On 2020-03-19 20:30:04 +0900, Kyotaro Horiguchi wrote:
> > I think we also can get rid of the dshash_delete changes, by instead
> > adding a dshash_delete_current(dshash_seq_stat *status, void *entry) API
> > or such.
>
> [009] (Fixed)
> I'm not sure about the point of having two interfaces that are hard to
> distinguish. Maybe dshash_delete_current(dshash_seq_stat *status) is
> enough(). I also reverted the dshash_delete().

Well, dshash_delete() cannot generally safely be used together with
iteration. It has to be the current element etc. And I think the locking
changes make dshash less robust. By explicitly tying "delete the current
element" to the iterator, most of that can be avoided.
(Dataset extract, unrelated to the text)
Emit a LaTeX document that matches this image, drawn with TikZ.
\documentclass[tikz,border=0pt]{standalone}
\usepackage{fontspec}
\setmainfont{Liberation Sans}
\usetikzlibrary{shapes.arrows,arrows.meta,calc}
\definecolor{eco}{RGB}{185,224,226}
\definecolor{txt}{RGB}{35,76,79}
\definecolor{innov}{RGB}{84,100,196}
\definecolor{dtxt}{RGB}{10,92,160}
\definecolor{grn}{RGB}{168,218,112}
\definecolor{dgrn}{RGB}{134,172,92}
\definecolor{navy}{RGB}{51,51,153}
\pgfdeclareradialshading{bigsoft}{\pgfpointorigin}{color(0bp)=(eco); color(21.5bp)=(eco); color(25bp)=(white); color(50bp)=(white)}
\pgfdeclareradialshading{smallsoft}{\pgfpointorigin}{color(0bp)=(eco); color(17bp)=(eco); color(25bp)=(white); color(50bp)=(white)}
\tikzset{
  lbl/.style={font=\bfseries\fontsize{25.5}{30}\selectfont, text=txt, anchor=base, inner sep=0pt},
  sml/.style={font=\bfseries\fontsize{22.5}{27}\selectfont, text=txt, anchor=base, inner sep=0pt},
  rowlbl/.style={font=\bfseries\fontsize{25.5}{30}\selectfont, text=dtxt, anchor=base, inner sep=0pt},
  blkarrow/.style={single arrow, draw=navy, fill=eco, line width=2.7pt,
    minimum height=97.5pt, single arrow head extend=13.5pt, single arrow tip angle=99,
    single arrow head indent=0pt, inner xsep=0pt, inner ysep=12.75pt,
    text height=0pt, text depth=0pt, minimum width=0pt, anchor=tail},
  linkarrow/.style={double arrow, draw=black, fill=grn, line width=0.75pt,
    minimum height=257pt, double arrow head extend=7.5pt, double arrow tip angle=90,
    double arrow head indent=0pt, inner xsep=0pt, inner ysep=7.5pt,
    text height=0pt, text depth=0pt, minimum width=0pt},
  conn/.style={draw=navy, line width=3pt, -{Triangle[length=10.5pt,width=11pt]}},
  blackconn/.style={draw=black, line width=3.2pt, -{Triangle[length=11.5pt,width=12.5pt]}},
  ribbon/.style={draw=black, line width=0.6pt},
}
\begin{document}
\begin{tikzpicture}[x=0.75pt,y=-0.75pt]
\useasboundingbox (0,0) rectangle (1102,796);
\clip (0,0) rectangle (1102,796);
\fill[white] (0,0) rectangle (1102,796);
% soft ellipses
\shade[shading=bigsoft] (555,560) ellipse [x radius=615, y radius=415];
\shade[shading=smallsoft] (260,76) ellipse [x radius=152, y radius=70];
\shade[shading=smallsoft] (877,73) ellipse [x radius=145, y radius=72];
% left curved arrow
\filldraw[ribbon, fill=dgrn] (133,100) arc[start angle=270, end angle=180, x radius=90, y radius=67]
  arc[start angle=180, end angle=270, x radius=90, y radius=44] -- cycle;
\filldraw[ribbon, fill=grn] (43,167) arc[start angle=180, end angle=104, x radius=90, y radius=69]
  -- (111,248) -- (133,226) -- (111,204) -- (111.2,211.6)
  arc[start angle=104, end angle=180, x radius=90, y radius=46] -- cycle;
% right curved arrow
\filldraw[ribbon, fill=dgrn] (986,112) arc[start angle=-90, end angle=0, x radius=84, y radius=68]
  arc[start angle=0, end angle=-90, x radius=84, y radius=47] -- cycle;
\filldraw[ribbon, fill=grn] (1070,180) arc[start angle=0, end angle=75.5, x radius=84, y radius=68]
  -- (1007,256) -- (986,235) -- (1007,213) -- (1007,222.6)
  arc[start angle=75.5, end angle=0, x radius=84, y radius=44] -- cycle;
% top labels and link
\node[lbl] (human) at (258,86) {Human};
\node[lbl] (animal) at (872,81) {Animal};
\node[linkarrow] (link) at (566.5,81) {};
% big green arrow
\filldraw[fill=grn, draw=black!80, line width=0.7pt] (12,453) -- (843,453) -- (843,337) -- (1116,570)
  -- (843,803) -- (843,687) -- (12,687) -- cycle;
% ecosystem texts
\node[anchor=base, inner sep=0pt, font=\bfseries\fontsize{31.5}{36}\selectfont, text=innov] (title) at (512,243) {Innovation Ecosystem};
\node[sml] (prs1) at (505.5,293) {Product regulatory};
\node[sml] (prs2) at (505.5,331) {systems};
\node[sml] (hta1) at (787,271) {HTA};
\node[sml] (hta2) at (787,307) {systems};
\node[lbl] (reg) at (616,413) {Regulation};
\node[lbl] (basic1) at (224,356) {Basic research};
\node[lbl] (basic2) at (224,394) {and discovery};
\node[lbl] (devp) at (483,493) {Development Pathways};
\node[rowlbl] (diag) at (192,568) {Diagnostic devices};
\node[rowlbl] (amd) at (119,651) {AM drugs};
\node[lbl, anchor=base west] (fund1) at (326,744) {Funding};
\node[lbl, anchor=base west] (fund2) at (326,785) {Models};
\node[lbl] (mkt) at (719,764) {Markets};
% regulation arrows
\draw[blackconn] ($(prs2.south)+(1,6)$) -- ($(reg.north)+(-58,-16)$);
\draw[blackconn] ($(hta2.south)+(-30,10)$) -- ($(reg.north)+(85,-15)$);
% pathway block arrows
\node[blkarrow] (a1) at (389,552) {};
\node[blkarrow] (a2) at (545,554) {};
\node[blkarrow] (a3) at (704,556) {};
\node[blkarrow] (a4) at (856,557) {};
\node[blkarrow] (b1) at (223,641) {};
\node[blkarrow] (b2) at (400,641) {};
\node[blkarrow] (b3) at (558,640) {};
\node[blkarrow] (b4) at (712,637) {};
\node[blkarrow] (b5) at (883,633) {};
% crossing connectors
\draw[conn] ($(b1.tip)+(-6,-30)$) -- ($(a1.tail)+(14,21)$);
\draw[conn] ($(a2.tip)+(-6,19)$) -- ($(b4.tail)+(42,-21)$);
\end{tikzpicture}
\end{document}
> > > /* SIGUSR1 signal handler for archiver process */
> >
> > Hm - this currently doesn't set up a correct sigusr1 handler for a
> > shared memory backend - needs to invoke procsignal_sigusr1_handler
> > somewhere.
> >
> > We can probably just convert to using normal latches here, and remove
> > the current 'wakened' logic? That'll remove the indirection via
> > postmaster too, which is nice.
>
> [018] (Fixed, separate patch 0005)
> It seems better. I added it as a separate patch just after the patch
> that turns archiver an auxiliary process.
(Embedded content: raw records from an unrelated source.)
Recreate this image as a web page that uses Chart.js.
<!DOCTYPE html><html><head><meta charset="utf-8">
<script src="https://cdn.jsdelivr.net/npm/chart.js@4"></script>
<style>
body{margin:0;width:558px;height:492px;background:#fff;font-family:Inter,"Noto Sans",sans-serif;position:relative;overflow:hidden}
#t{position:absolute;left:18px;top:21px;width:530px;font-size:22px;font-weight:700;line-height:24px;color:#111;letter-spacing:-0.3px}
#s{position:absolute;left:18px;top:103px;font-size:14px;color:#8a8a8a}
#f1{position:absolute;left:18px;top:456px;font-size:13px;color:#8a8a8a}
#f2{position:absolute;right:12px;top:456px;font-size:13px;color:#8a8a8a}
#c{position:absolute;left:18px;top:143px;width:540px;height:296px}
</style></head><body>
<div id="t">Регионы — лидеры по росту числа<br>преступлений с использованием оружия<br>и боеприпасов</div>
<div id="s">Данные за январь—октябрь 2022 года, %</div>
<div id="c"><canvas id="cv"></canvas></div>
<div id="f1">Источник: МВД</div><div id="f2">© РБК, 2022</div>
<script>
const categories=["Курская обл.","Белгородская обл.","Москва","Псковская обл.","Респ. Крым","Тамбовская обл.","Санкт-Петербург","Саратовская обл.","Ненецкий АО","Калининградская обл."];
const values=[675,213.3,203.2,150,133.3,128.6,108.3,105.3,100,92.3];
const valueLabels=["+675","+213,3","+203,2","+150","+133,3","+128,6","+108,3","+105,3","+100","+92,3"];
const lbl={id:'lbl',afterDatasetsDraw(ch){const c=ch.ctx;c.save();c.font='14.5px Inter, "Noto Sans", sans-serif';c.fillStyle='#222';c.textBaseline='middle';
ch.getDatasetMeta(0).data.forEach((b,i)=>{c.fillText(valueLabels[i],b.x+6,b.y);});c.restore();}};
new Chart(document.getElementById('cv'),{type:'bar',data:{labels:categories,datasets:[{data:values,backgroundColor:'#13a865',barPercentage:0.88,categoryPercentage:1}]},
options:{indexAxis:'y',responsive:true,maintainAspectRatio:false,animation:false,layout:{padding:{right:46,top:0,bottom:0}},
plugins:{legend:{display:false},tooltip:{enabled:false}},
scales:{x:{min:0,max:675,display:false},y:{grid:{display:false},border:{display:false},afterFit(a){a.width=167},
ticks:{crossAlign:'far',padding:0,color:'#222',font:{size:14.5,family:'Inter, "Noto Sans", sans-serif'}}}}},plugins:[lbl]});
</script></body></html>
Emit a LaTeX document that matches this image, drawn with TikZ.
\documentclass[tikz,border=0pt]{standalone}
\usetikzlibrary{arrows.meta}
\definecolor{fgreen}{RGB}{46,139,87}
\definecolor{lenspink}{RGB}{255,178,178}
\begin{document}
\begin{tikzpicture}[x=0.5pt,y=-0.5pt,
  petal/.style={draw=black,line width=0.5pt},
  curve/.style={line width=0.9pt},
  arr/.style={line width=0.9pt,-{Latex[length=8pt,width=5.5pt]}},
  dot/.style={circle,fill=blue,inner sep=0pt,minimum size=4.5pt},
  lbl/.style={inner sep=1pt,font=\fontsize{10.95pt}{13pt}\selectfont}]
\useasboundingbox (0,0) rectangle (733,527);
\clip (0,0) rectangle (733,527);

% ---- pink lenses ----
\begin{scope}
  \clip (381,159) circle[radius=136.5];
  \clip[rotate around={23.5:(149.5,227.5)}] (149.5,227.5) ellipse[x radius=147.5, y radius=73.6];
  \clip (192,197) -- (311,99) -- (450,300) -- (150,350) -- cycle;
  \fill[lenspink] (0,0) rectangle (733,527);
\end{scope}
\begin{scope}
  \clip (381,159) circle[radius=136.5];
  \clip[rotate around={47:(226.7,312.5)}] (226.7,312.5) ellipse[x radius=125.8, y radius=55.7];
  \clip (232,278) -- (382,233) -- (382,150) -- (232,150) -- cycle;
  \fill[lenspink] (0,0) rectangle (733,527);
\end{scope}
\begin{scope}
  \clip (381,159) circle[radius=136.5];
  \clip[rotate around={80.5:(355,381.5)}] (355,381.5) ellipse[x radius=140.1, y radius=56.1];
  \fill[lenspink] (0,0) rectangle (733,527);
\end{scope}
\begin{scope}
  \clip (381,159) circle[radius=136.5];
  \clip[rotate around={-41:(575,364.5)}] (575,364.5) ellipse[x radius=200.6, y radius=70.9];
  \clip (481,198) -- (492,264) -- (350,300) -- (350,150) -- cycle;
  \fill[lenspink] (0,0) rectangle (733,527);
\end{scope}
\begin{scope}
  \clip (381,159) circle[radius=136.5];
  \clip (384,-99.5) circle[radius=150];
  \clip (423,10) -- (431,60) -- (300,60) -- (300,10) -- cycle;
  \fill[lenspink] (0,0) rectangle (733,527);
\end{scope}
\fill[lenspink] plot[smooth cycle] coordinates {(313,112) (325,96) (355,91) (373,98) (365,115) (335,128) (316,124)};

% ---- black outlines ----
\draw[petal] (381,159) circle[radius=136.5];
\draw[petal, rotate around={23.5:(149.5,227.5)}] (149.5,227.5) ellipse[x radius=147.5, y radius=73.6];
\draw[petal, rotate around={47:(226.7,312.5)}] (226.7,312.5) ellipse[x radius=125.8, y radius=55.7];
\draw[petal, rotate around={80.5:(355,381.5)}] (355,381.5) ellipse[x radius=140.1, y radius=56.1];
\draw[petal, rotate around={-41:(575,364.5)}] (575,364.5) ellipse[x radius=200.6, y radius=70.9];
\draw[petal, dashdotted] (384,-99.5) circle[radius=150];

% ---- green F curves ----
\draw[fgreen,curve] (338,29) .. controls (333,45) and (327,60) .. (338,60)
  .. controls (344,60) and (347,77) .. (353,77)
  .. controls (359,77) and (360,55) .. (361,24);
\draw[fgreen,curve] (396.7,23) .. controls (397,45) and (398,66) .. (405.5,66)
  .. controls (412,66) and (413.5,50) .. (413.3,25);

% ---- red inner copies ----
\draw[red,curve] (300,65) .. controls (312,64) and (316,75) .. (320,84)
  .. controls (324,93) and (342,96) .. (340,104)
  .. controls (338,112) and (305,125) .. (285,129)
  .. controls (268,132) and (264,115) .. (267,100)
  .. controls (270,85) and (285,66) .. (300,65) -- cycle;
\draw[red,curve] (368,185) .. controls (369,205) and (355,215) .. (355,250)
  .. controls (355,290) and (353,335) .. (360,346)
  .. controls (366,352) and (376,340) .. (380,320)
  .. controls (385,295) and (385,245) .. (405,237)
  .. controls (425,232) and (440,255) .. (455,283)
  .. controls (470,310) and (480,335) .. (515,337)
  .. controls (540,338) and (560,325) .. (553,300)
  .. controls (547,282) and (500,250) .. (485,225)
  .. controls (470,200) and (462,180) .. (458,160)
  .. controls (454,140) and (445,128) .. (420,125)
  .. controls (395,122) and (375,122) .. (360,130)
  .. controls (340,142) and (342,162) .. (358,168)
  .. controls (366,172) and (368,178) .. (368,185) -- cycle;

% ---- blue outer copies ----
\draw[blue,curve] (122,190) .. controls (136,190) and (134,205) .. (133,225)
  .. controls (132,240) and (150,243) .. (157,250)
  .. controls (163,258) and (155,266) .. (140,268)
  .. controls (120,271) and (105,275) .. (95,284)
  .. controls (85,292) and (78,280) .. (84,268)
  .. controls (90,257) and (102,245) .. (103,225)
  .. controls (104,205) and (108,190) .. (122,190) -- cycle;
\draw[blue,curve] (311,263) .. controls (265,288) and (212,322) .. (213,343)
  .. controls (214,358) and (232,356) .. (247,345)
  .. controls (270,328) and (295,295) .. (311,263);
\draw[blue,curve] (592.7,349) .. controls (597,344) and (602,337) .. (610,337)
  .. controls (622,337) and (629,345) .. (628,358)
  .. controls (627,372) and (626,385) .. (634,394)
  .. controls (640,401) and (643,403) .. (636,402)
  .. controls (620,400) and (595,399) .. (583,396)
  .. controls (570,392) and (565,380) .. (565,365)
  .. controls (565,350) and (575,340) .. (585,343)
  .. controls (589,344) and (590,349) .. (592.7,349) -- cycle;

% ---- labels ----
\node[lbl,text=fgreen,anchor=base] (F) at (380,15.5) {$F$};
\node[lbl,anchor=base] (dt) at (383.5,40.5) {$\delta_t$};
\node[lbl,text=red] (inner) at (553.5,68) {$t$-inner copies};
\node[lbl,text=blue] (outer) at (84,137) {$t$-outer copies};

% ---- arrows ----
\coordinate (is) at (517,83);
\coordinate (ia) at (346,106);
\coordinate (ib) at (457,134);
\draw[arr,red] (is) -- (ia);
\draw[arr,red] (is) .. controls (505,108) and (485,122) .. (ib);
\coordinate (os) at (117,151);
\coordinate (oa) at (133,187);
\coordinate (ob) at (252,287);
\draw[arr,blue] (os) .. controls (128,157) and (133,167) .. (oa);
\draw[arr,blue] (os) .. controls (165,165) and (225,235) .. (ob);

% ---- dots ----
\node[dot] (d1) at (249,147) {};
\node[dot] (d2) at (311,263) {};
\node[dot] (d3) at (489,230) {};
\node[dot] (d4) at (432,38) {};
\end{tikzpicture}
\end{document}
I don't think it's correct to do it separately, but I can just merge
that on commit.

> > > @@ -4273,6 +4276,9 @@ pgstat_get_backend_desc(BackendType backendType)
> > >
> > > switch (backendType)
> > > {
> > > + case B_ARCHIVER:
> > > + backendDesc = "archiver";
> > > + break;
> >
> > should imo include 'WAL' or such.
>
> [019] (Not Fixed)
> It is already named "archiver" by 8e8a0becb3. Do I rename it in this
> patch set?

Oh. No, don't rename it as part of this. Could you reply to the thread
in which Peter made that change, and reference this complaint?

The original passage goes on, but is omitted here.